When put vs. call implied volatilities differ

Can you provide me with some guidance on something that is puzzling me? I apologize if I am missing some basic point.

I have been looking at the current pricing for SPY options and I am noticing that the implied volatilities are much higher for Puts than they are for Calls. The difference in
IV is drastic (36% for puts vs. 18% for calls) for the June options (2 days from expiry) but is also very significant for July options (22% for puts vs 16% for calls)

Can you help me to figure our what is going on? What am I missing? Is this because of some very negative market sentiment?

Thanks in advance for your response.



Hello TR,

You are not missing anything.
Option implied volatilities are skewed. That means they are unequal and in fact, the lower the strike price, the higher the implied volatility (IV).

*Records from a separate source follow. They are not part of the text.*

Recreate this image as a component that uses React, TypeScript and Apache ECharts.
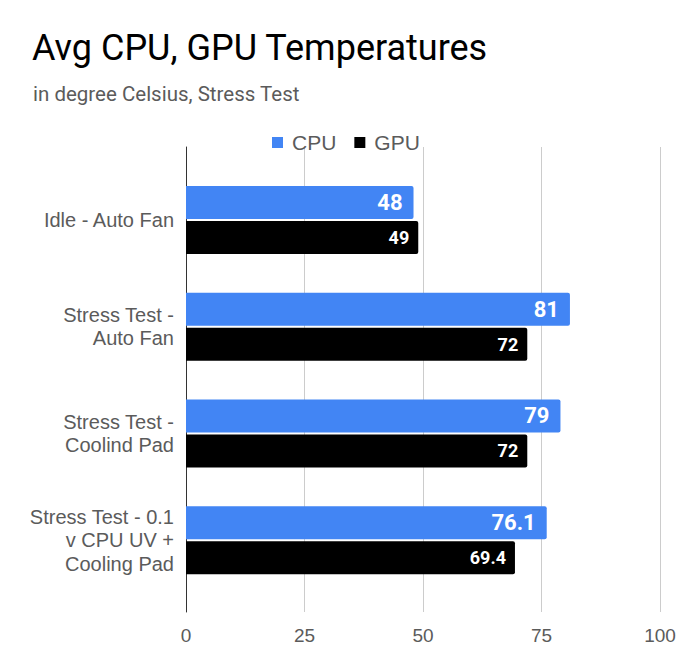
import * as echarts from "echarts";
import { useEffect, useRef } from "react";

const categories = [
  "Idle - Auto Fan",
  "Stress Test -\nAuto Fan",
  "Stress Test -\nCoolind Pad",
  "Stress Test - 0.1\nv CPU UV +\nCooling Pad",
];
const cpuValues = [48, 81, 79, 76.1];
const gpuValues = [49, 72, 72, 69.4];
const xTicks = [0, 25, 50, 75, 100];

const SANS = "'Liberation Sans', Arial, sans-serif";
const ROBOTO = "Roboto, sans-serif";
const GRAY = "#5b5b5b";

function getOption() {
  return {
    animation: false,
    title: [
      {
        text: "Avg CPU, GPU Temperatures",
        left: 32,
        top: 30,
        padding: 0,
        textStyle: {
          fontFamily: ROBOTO,
          fontSize: 36,
          fontWeight: "normal",
          color: "#000",
          lineHeight: 36,
        },
      },
      {
        text: "in degree Celsius, Stress Test",
        left: 33,
        top: 84,
        padding: 0,
        textStyle: {
          fontFamily: ROBOTO,
          fontSize: 20.5,
          fontWeight: "normal",
          color: GRAY,
          lineHeight: 20,
        },
      },
    ],
    legend: {
      left: 272,
      top: 132,
      padding: 0,
      itemWidth: 11,
      itemHeight: 11,
      itemGap: 18,
      icon: "rect",
      textStyle: {
        fontFamily: SANS,
        fontSize: 21,
        color: GRAY,
        padding: [0, 0, 0, 4],
      },
      data: ["CPU", "GPU"],
    },
    grid: [
      { left: 186, right: 35, top: 147, bottom: 54 },
      { left: 186, right: 35, top: 166.6, bottom: 72.4 },
    ],
    xAxis: [
      {
        gridIndex: 0,
        type: "value",
        min: xTicks[0],
        max: xTicks[xTicks.length - 1],
        interval: xTicks[1] - xTicks[0],
        axisLine: { show: false },
        axisTick: { show: false },
        axisLabel: {
          fontFamily: SANS,
          fontSize: 19,
          color: GRAY,
          margin: 14,
        },
        splitLine: {
          showMinLine: false,
          lineStyle: { color: "#cccccc", width: 1 },
        },
      },
      {
        gridIndex: 1,
        type: "value",
        min: xTicks[0],
        max: xTicks[xTicks.length - 1],
        show: false,
      },
    ],
    yAxis: [
      {
        gridIndex: 0,
        type: "value",
        min: 0,
        max: 1,
        axisLine: { show: true, lineStyle: { color: "#333", width: 1 } },
        axisTick: { show: false },
        axisLabel: { show: false },
        splitLine: { show: false },
      },
      {
        gridIndex: 1,
        type: "category",
        inverse: true,
        data: categories,
        axisLine: { show: false },
        axisTick: { show: false },
        splitLine: { show: false },
        axisLabel: {
          fontFamily: SANS,
          fontSize: 20,
          lineHeight: 23.5,
          color: GRAY,
          margin: 12,
        },
      },
    ],
    series: [
      {
        name: "CPU",
        type: "bar",
        xAxisIndex: 1,
        yAxisIndex: 1,
        data: cpuValues,
        barWidth: 33,
        barGap: "6%",
        itemStyle: { color: "#4285f4", borderRadius: [0, 2, 2, 0] },
        label: {
          show: true,
          position: "insideRight",
          distance: 11,
          color: "#fff",
          fontFamily: ROBOTO,
          fontWeight: "bold",
          fontSize: 22,
        },
      },
      {
        name: "GPU",
        type: "bar",
        xAxisIndex: 1,
        yAxisIndex: 1,
        data: gpuValues,
        barWidth: 33,
        barGap: "6%",
        itemStyle: { color: "#000000", borderRadius: [0, 2, 2, 0] },
        label: {
          show: true,
          position: "insideRight",
          distance: 9,
          color: "#fff",
          fontFamily: ROBOTO,
          fontWeight: "bold",
          fontSize: 18,
        },
      },
    ],
  };
}

const App = () => {
  const containerRef = useRef<HTMLDivElement>(null);

  useEffect(() => {
    document.body.style.margin = "0";
    if (!containerRef.current) return;
    const chart = echarts.init(containerRef.current, undefined, {
      renderer: "svg",
    });
    chart.setOption(getOption());
    return () => {
      chart.dispose();
    };
  }, []);

  return (
    <div
      ref={containerRef}
      style={{ width: 695, height: 666, background: "#fff" }}
    />
  );
};

export default App;
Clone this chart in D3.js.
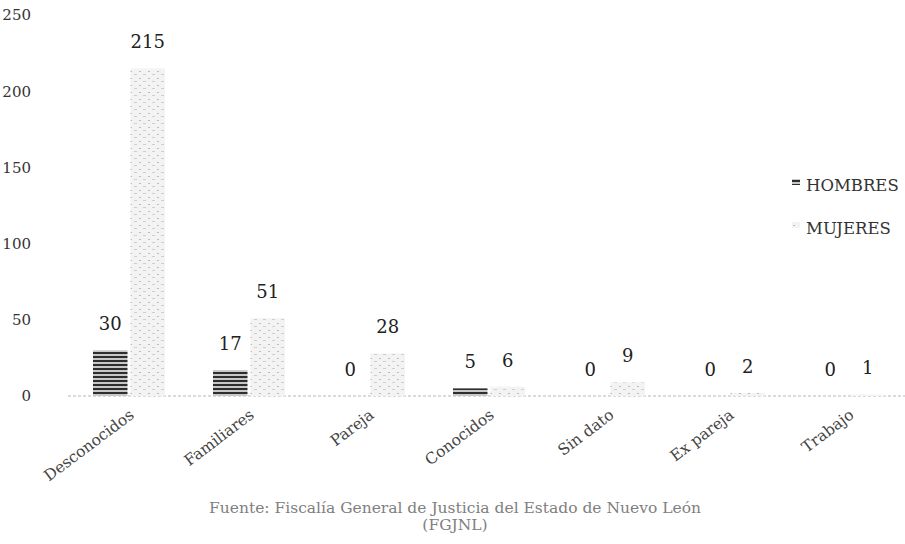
<!DOCTYPE html>
<html>
<head>
<meta charset="utf-8">
<script src="https://cdn.jsdelivr.net/npm/d3@7"></script>
<style>
  html, body { margin: 0; padding: 0; background: #fff; }
  svg { display: block; }
  text { font-family: "DejaVu Serif", "Liberation Serif", serif; }
</style>
</head>
<body>
<svg id="chart" width="905" height="544"></svg>
<script>
const categories = ["Desconocidos", "Familiares", "Pareja", "Conocidos", "Sin dato", "Ex pareja", "Trabajo"];
const hombres = [30, 17, 0, 5, 0, 0, 0];
const mujeres = [215, 51, 28, 6, 9, 2, 1];
const seriesNames = ["HOMBRES", "MUJERES"];
const yTicks = [0, 50, 100, 150, 200, 250];
const sourceLines = ["Fuente: Fiscalía General de Justicia del Estado de Nuevo León", "(FGJNL)"];

const svg = d3.select("#chart");
const defs = svg.append("defs");

// striped pattern for HOMBRES
const pH = defs.append("pattern").attr("id", "patH").attr("patternUnits", "userSpaceOnUse")
  .attr("width", 8).attr("height", 4);
pH.append("rect").attr("width", 8).attr("height", 4).attr("fill", "#c8c8c8");
pH.append("rect").attr("width", 8).attr("height", 2).attr("fill", "#2e2e2e");

// speckled pattern for MUJERES
const pM = defs.append("pattern").attr("id", "patM").attr("patternUnits", "userSpaceOnUse")
  .attr("width", 9).attr("height", 7);
pM.append("rect").attr("width", 9).attr("height", 7).attr("fill", "#f3f3f3");
pM.append("rect").attr("x", 1).attr("y", 1).attr("width", 2).attr("height", 1).attr("fill", "#bdbdbd");
pM.append("rect").attr("x", 5).attr("y", 4).attr("width", 3).attr("height", 1).attr("fill", "#cfcfcf");

const y = d3.scaleLinear().domain([0, 250]).range([396, 15]);
const x0 = d3.scaleBand().domain(categories).range([69, 909]).paddingInner(0.4).paddingOuter(0.2);
const x1 = d3.scaleBand().domain(seriesNames).range([0, x0.bandwidth()]).paddingInner(0.08);

const data = categories.map((c, i) => ({ cat: c, vals: [
  { s: "HOMBRES", v: hombres[i] }, { s: "MUJERES", v: mujeres[i] }] }));

// y axis labels
const yAxis = d3.axisLeft(y).tickValues(yTicks).tickSize(0).tickPadding(0);
const gy = svg.append("g").attr("transform", "translate(31,0)").call(yAxis);
gy.select(".domain").remove();
gy.selectAll("text").attr("font-size", 15).attr("fill", "#333")
  .attr("font-family", "DejaVu Serif, Liberation Serif, serif");

// baseline
svg.append("line").attr("x1", 68).attr("x2", 905).attr("y1", y(0)).attr("y2", y(0))
  .attr("stroke", "#cfcfcf").attr("stroke-width", 1.5).attr("stroke-dasharray", "3,2");

const fills = { HOMBRES: "url(#patH)", MUJERES: "url(#patM)" };

const groups = svg.append("g").selectAll("g").data(data).join("g")
  .attr("transform", d => `translate(${x0(d.cat)},0)`);

groups.selectAll("rect").data(d => d.vals).join("rect")
  .attr("x", d => x1(d.s))
  .attr("width", x1.bandwidth())
  .attr("y", d => y(d.v))
  .attr("height", d => y(0) - y(d.v))
  .attr("fill", d => fills[d.s]);

groups.selectAll("text.val").data(d => d.vals).join("text")
  .attr("class", "val")
  .attr("x", d => x1(d.s) + x1.bandwidth() / 2)
  .attr("y", d => y(d.v) - 20)
  .attr("text-anchor", "middle")
  .attr("font-size", 18)
  .attr("fill", "#222")
  .text(d => d.v);

// x axis category labels
const xAxis = d3.axisBottom(x0).tickSize(0).tickPadding(0);
const gx = svg.append("g").attr("transform", `translate(0,${y(0)})`).call(xAxis);
gx.select(".domain").remove();
gx.selectAll("text")
  .attr("font-family", "DejaVu Serif, Liberation Serif, serif")
  .attr("font-size", 15.5).attr("fill", "#444")
  .attr("text-anchor", "end")
  .attr("dy", 0).attr("y", 0)
  .attr("transform", "translate(6,21) rotate(-37)");

// legend
const legend = svg.append("g");
const legendY = [185, 228];
seriesNames.forEach((s, i) => {
  legend.append("rect").attr("x", 792).attr("y", legendY[i] - 6).attr("width", 8).attr("height", 6)
    .attr("fill", fills[s]);
  legend.append("text").attr("x", 806).attr("y", legendY[i]).attr("dy", "0.35em")
    .attr("font-size", 16.5).attr("fill", "#333").text(s);
});

// source
svg.append("g").selectAll("text").data(sourceLines).join("text")
  .attr("x", 455).attr("y", (d, i) => 513 + i * 17)
  .attr("text-anchor", "middle").attr("font-size", 15.5).attr("fill", "#808080")
  .text(d => d);
</script>
</body>
</html>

The major reasons this occurs are
  • Markets fall much faster than they rise
  • As markets rise, there are always people who have stock for sale and that limits the rate at which markets can rally.  Thus, investors are willing to pay less (lower IV) for out of the money calls - because there is a reduced probability that the stock will move far enough.
  • As markets fall, sometimes buyers disappear and losses can be staggering.  Hence people pay more to own out of the money puts.
  • More investors and hedge funds want to own out of the money put options as either insurance against a catasrophic loss or to make a killing if a black swan event occurs.